If a recorded GPS point of the activity is exactly on the segment start/end (up to floating-point-number precision) or the closest point (on the polygonal chain) overall, the new approach will choose exactly this point and not do any interpolation.

The calculated virtual point is always either an exact original point or the interpolation between two adjacent points. More than two points will never be used and thus not dilute the result.

Jan_Mantau
Superuser
Superuser

@TobiasHermann 

>If a recorded GPS point of the activity is exactly on the segment start/end (up to floating-point-number precision) or the closest point (on the polygonal chain) overall, the new approach will choose exactly this point and not do any interpolation.

The interpolation WILL use another point if the recording was imprecise and a calculated point is nearer than a recorded point. It will do that even if the nearest recorded point was actually perfect and only seemed to be further away as the interpolated point.

TobiasHermann
Pico de Orizaba

[empty, please ignore]

TobiasHermann
Pico de Orizaba

@Jan_Mantau What do you mean by "the nearest recorded point was actually perfect"?

TobiasHermann
Pico de Orizaba

There are two main factors, which currently make segment times inaccurate:
- A: low sampling frequency in a stream of recorded GPS points
- B: imperfect accuracy of the position of single GPS points

The proposed solution does only intend to solve problem A, not problem B.

TobiasHermann
Pico de Orizaba

@Jan_Mantau 

After having thought about it a bit more (during a run 😀), I think I now understand what you mean:

Assuming the athlete actually physically recorded a GPS point at exactly the segment start/end, but the coordinates were somewhat inaccurate (problem "B" from above), it would actually be more correct to use this original point instead of an interpolated one.

So, yes, I agree.
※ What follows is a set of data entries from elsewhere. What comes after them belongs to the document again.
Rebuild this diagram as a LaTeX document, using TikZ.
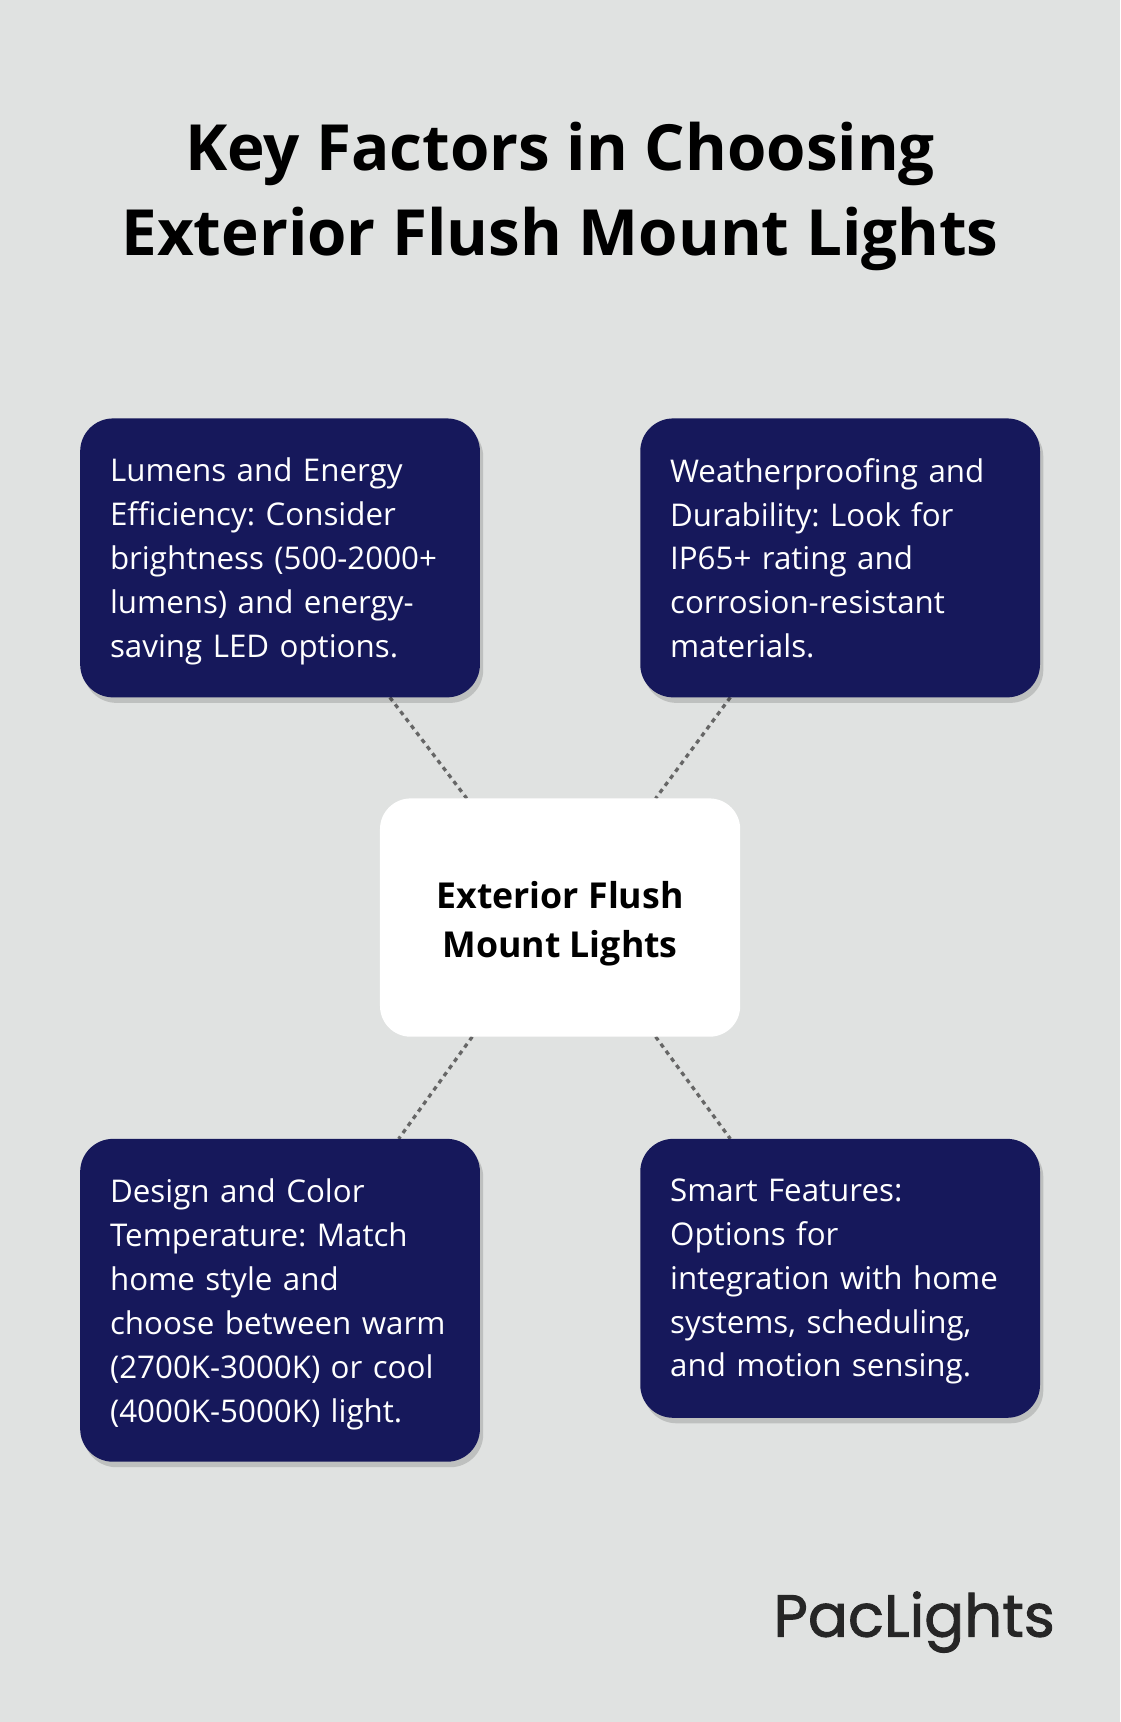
\documentclass[tikz,border=0pt]{standalone}
\usepackage{fontspec}
\setmainfont{Open Sans}
\newfontfamily\logofont[FakeBold=1.5]{Poppins}
\usetikzlibrary{shadows}
\frenchspacing
\definecolor{bg}{HTML}{E0E2E1}
\definecolor{navy}{HTML}{16185B}
\tikzset{
 card/.style={fill=navy,rounded corners=30pt,drop shadow={shadow xshift=3pt,shadow yshift=-5pt,opacity=0.15,fill=black}},
 cardtext/.style={anchor=north west,inner sep=0pt,text width=340pt,align=left,text=white,font=\frenchspacing\fontsize{28.5}{40}\selectfont},
 link/.style={draw=black!60,line width=3pt,dash pattern=on 4pt off 4pt}
}
\begin{document}
\begin{tikzpicture}[x=1pt,y=-1pt]
\fill[bg] (0,0) rectangle (1020,1568);
\useasboundingbox (0,0) rectangle (1020,1568);
\node[font=\bfseries\fontsize{58}{78}\selectfont,align=center] (title) at (510,179) {Key Factors in Choosing\\Exterior Flush Mount Lights};
\coordinate (a1) at (355,635); \coordinate (a2) at (425,727);
\coordinate (b1) at (665,635); \coordinate (b2) at (597,727);
\coordinate (c1) at (430,944); \coordinate (c2) at (363,1037);
\coordinate (d1) at (597,944); \coordinate (d2) at (665,1037);
\draw[link] (a1) -- (a2); \draw[link] (b1) -- (b2);
\draw[link] (c1) -- (c2); \draw[link] (d1) -- (d2);
\path[card] (73,381) rectangle (437,635);
\path[card] (583,381) rectangle (947,635);
\path[card] (73,1037) rectangle (437,1331);
\path[card] (583,1037) rectangle (947,1291);
\path[fill=white,rounded corners=28pt] (346,727) rectangle (674,944);
\node[cardtext] (t1) at (100,417) {Lumens and Energy\\Efficiency: Consider\\brightness (500-2000+\\lumens) and energy-\\saving LED options.};
\node[cardtext] (t2) at (610,417) {Weatherproofing and\\Durability: Look for\\IP65+ rating and\\corrosion-resistant\\materials.};
\node[cardtext] (t3) at (100,1073) {Design and Color\\Temperature: Match\\home style and\\choose between warm\\(2700K-3000K) or cool\\(4000K-5000K) light.};
\node[cardtext] (t4) at (610,1073) {Smart Features:\\Options for\\integration with home\\systems, scheduling,\\and motion sensing.};
\node[font=\bfseries\fontsize{32.5}{44}\selectfont,align=center] (c) at (510,841) {Exterior Flush\\Mount Lights};
\node[font=\logofont\fontsize{54}{54}\selectfont,text=black!85,anchor=east] (logo) at (964,1477) {PacLights};
\end{tikzpicture}
\end{document}
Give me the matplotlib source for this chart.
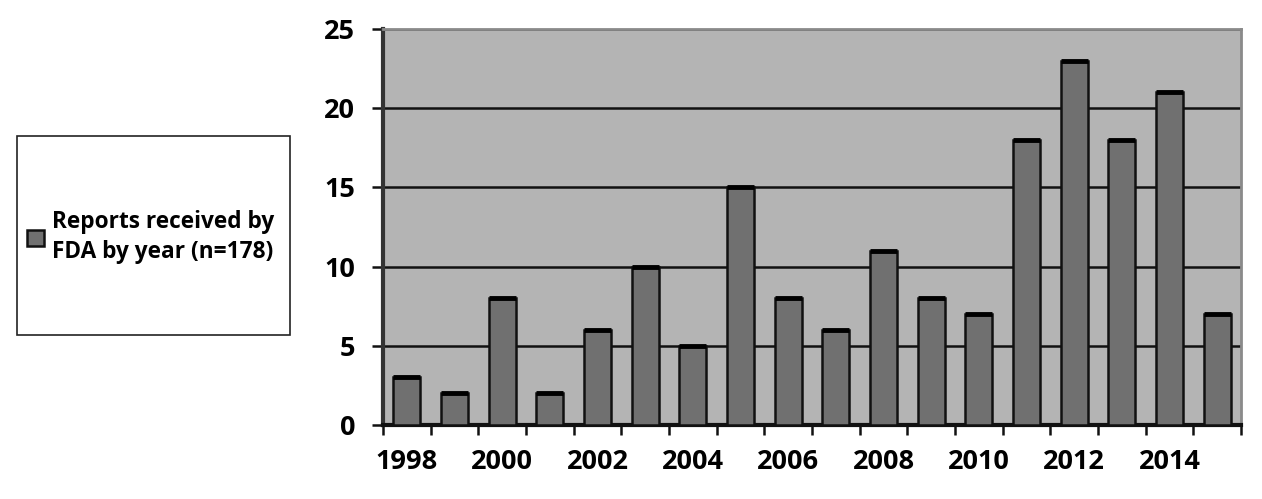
import matplotlib
matplotlib.use("Agg")
import matplotlib.pyplot as plt
from matplotlib.patches import Rectangle, Patch
import numpy as np

years = [1998, 1999, 2000, 2001, 2002, 2003, 2004, 2005, 2006, 2007, 2008,
         2009, 2010, 2011, 2012, 2013, 2014, 2015]
reports = [3, 2, 8, 2, 6, 10, 5, 15, 8, 6, 11, 8, 7, 18, 23, 18, 21, 7]
year_labels = [str(y) if i % 2 == 0 else "" for i, y in enumerate(years)]
yticks = [0, 5, 10, 15, 20, 25]
legend_label = "Reports received by\nFDA by year (n=178)"

FONT = ["Open Sans", "DejaVu Sans"]
plt.rcParams["font.family"] = FONT

W, H = 1262, 499
fig = plt.figure(figsize=(W / 100, H / 100), dpi=100)
ax = fig.add_axes([383 / W, 1 - 425 / H, (1241 - 383) / W, (425 - 29) / H])

ax.set_facecolor("#b4b4b4")
x = np.arange(len(years))
bars = ax.bar(x, reports, width=0.57, color="#707070", edgecolor="#111111",
              linewidth=1.8, zorder=3)
for xi, v in zip(x, reports):
    ax.plot([xi - 0.285, xi + 0.285], [v, v], color="black", lw=3.5,
            zorder=4, solid_capstyle="butt")

ax.set_xlim(-0.5, len(years) - 0.5)
ax.set_ylim(0, 25)
ax.set_yticks(yticks)
ax.set_yticklabels([str(t) for t in yticks], fontsize=19.5, fontweight="bold")
ax.yaxis.grid(True, color="#111111", linewidth=1.8, zorder=1)
ax.set_axisbelow(True)

ax.set_xticks(np.arange(len(years) + 1) - 0.5)
ax.set_xticklabels([])
ax.set_xticks(x, minor=True)
ax.set_xticklabels(year_labels, minor=True, fontsize=19.5, fontweight="bold")
ax.tick_params(axis="x", which="major", length=7, width=1.8, color="#111111",
               direction="out")
ax.tick_params(axis="x", which="minor", length=0, pad=17)
ax.tick_params(axis="y", length=8, width=1.8, color="#111111", pad=12)

ax.spines["left"].set_linewidth(3)
ax.spines["left"].set_color("#333333")
ax.spines["bottom"].set_linewidth(3)
ax.spines["bottom"].set_color("#111111")
ax.spines["right"].set_linewidth(2)
ax.spines["right"].set_color("#8a8a8a")
ax.spines["top"].set_linewidth(2)
ax.spines["top"].set_color("#8a8a8a")

# legend box
fig.patches.append(Rectangle((17 / W, 1 - 335 / H), (290 - 17) / W, (335 - 136) / H,
                             transform=fig.transFigure, facecolor="white",
                             edgecolor="#222222", linewidth=1.2))
handle = Patch(facecolor="#707070", edgecolor="#111111", linewidth=1.8)
leg = fig.legend([handle], [legend_label], loc="center left",
                 bbox_to_anchor=(27 / W, 1 - 237 / H), frameon=False,
                 prop={"family": FONT, "weight": "bold", "size": 16.3},
                 handlelength=0.75, handleheight=0.75, handletextpad=0.35,
                 borderpad=0, borderaxespad=0)
for t in leg.get_texts():
    t.set_linespacing(1.3)

fig.savefig("out.png", dpi=100)
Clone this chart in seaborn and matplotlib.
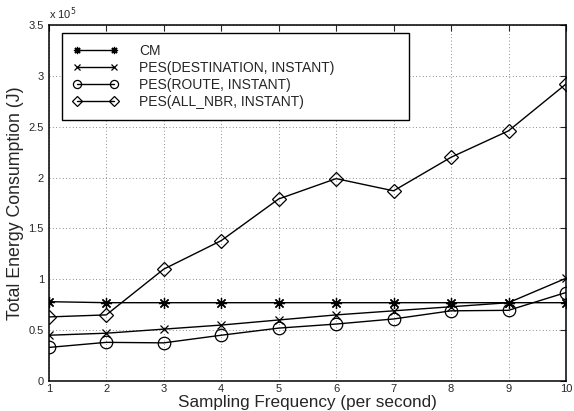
# Total energy consumption vs sampling frequency (Matlab-style line chart)
import matplotlib
matplotlib.use('Agg')
import matplotlib.pyplot as plt
from matplotlib.ticker import FuncFormatter
import pandas as pd
import seaborn as sns

freq = [1, 2, 3, 4, 5, 6, 7, 8, 9, 10]
cm = [78000, 77000, 77000, 77000, 77000, 77000, 77000, 77000, 77000, 77000]
pes_dest = [45000, 47000, 51000, 55000, 60000, 65000, 69000, 73000, 77000, 101000]
pes_route = [33000, 38000, 37500, 45000, 52000, 56000, 61000, 69000, 69500, 87000]
pes_all = [63000, 65000, 110000, 138000, 179000, 199000, 187000, 220000, 246000, 292000]

labels = ['CM', 'PES(DESTINATION, INSTANT)', 'PES(ROUTE, INSTANT)', 'PES(ALL_NBR, INSTANT)']
series = [cm, pes_dest, pes_route, pes_all]
markers = [(8, 2, 0), 'x', 'o', 'D']
msizes = [8, 6, 9, 7.5]

sns.set_style('white')
plt.rcParams['font.family'] = ['Liberation Sans', 'DejaVu Sans']

fig = plt.figure(figsize=(5.74, 4.11), dpi=100)
ax = fig.add_axes([0.085, 0.073, 0.901, 0.866])

for lab, vals, m, ms in zip(labels, series, markers, msizes):
    df = pd.DataFrame({'freq': freq, 'energy': vals})
    sns.lineplot(data=df, x='freq', y='energy', ax=ax, label=lab, color='black',
                 marker=m, markersize=ms, markerfacecolor='none',
                 markeredgecolor='black', markeredgewidth=0.9, linewidth=1.0)

ax.set_xlim(1, 10)
ax.set_ylim(0, 350000)
ax.set_xticks(freq)
ax.set_yticks([i * 50000 for i in range(8)])
ax.yaxis.set_major_formatter(FuncFormatter(lambda v, p: '%g' % (v / 1e5)))
ax.tick_params(direction='in', top=True, right=True, labelsize=8, length=4, width=0.8)
ax.tick_params(axis='x', pad=2.5)
ax.grid(True, linestyle=(0, (1, 3)), color='#666666', linewidth=0.6)
for s in ax.spines.values():
    s.set_color('black')
    s.set_linewidth(1.1)

ax.set_xlabel('Sampling Frequency (per second)', fontsize=12.3, labelpad=0.5)
ax.set_ylabel('Total Energy Consumption (J)', fontsize=12.8, labelpad=3)
ax.text(0.0, 1.01, r'x 10$^5$', transform=ax.transAxes, fontsize=8, va='bottom', ha='left')

# legend box spans roughly 62..409 px wide, like the Matlab original
leg = ax.legend(loc='upper left', numpoints=2, fontsize=10, fancybox=False,
                edgecolor='black', framealpha=1, handlelength=3.3, handletextpad=1.5,
                markerscale=0.65, borderpad=0.8, labelspacing=0.22, mode='expand',
                bbox_to_anchor=(0.025, 0.7, 0.671, 0.278), borderaxespad=0)
leg.get_frame().set_linewidth(1.0)

fig.savefig('out.png', dpi=100)
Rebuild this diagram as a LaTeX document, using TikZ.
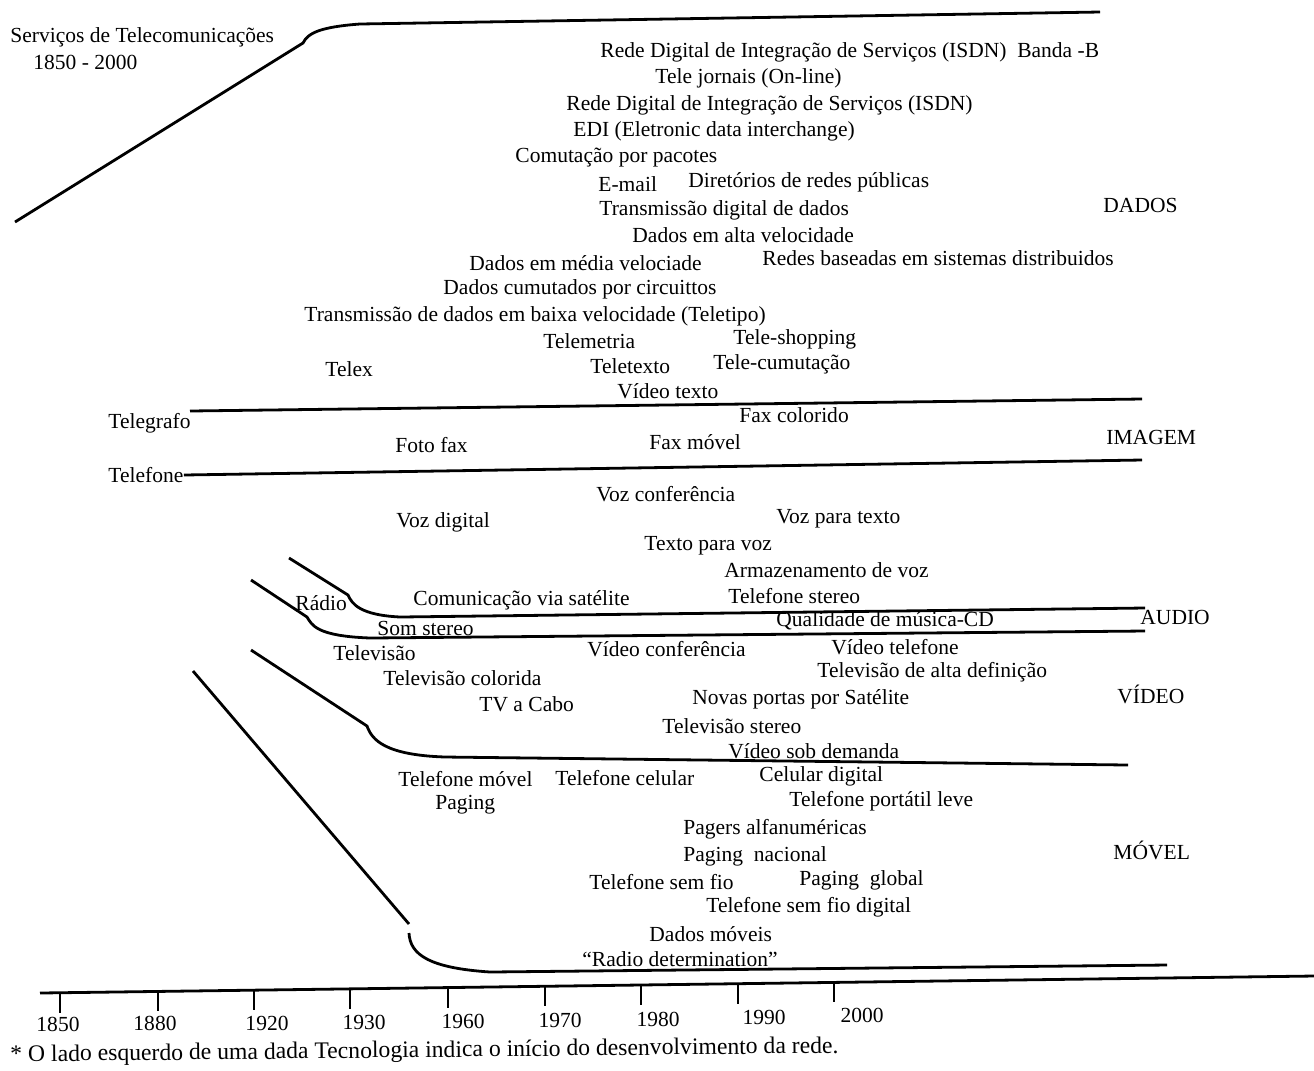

I too think you have correctly identified a situation, in which the old approach would give a more correct result than the new one. ✔️

On average (and in most cases), however, I'm still convinced, that the new approach should be much better than the old one.

Thanks a lot for this very good discussion. ❤️ Based on it, I've improved the explanations in my article. ✍️

Silentvoyager
Superuser
Superuser

An important reason to use interpolation is not only to improve accuracy of the match but also to improve quality of the match. With the current algorithm there are many false positives where segments get matched where a person hasn't truly competed a segment. Most often I see that on uphill running segments. When running it is too easy to turn around before reaching a segment finish. The current algorithm uses a fairly large matching radius because it has to accommodate devices that record points less often or devices with smart recording (Garmin uses smart recording by default). From what I read and observed the matching radius is rather large - 50-75 meters. That means that on an uphill someone can easily shave up to 30 seconds by turning around early and still have their segment matched. That is how some people have gotten their KOMs. Similarly, it is quite easy to start a segment late withouts going through the start.

Interpolation would allow to tighten the matching radius and better detect incomplete segment attempts, this it would help to keep leaderboards fairer. 

TobiasHermann
Pico de Orizaba

@Silentvoyager Very good point. Thanks!

AdamVD
Pico de Orizaba

I'd suggest that leave accuracy as it is for most segments but enforce some "standard" for the top-10. I put my thoughts on this heere: https://communityhub.strava.com/t5/ideas/re-calculate-old-segment-times-so-leaderboards-are-fair/idi...

Basically, because of the algorithm used to calculate speed, it is more common to see older activities at the top of the leaderboard because they typically have less accurate GPS. Very often, I'm looking at the KOM for a segment and it is pre 2018. If I look at the activity, it usually has GPS pings 5+ seconds apart. This makes a huge difference in speed accuracy calculation giving an unfair advantage to those using less accurate GPS.

I'd say, to be in the top 10, you need a GPS ping at least every 2 seconds. To be in the top 50, every 5. Otherwise, a top-50 time should not count as "valid".

AdamVD
Pico de Orizaba

For this to work best, Strava need to use the best GPS data available for segments. If the segment is recorded using "bad" GPS, the start point and finish point will always be inaccurate regardless of if the rider is using good/bad GPS. Strava could, for all current segments and for newly created segments, replace the creators GPS pings with better pings if better pings are available.

For example, if I use bad GPS that pings every 10 seconds and make a segment with that, the leaderboard will always be inaccurate. Strava could, when I create the segment, instead look at a "bank" of "good" GPS data for when a rider has been over that route with "good" GPS and use their position data

TobiasHermann
Pico de Orizaba

@AdamVD 

While it would be nice to have a GPS point each second (or every 2) for leaderboard efforts, enforcing this would
- make the user experience more complicated, i.e., many users would need to change the settings in their recording devices, e.g., switching from "Smart Recording" to "Every Second Recording" on Garmin devices.
- completely remove many old efforts with low GPS-recording frequency from the leaderboards, resulting in potential frustration for many users.
- still have an average error of 1 second.

So I think it would be better to instead not to enforce such a GPS-point frequency, but instead replace the current (nearest-neighbor-based) algorithm with one using interpolation (as described in the article (with source code) in my original post).

This would:
- keep the user experience simple, i.e., the users would not need to change the settings on their devices.
- preserve old efforts on the leaderboards. (The Strava product team would have the option to decide to re-calculate the old times, i.e., increase the accuracy.)
- be more accurate thanks to the sub-second-capable calculations. This works reasonably well even for GPS points with a few seconds of gap in between, due to the "virtual GPS points" from the interpolation.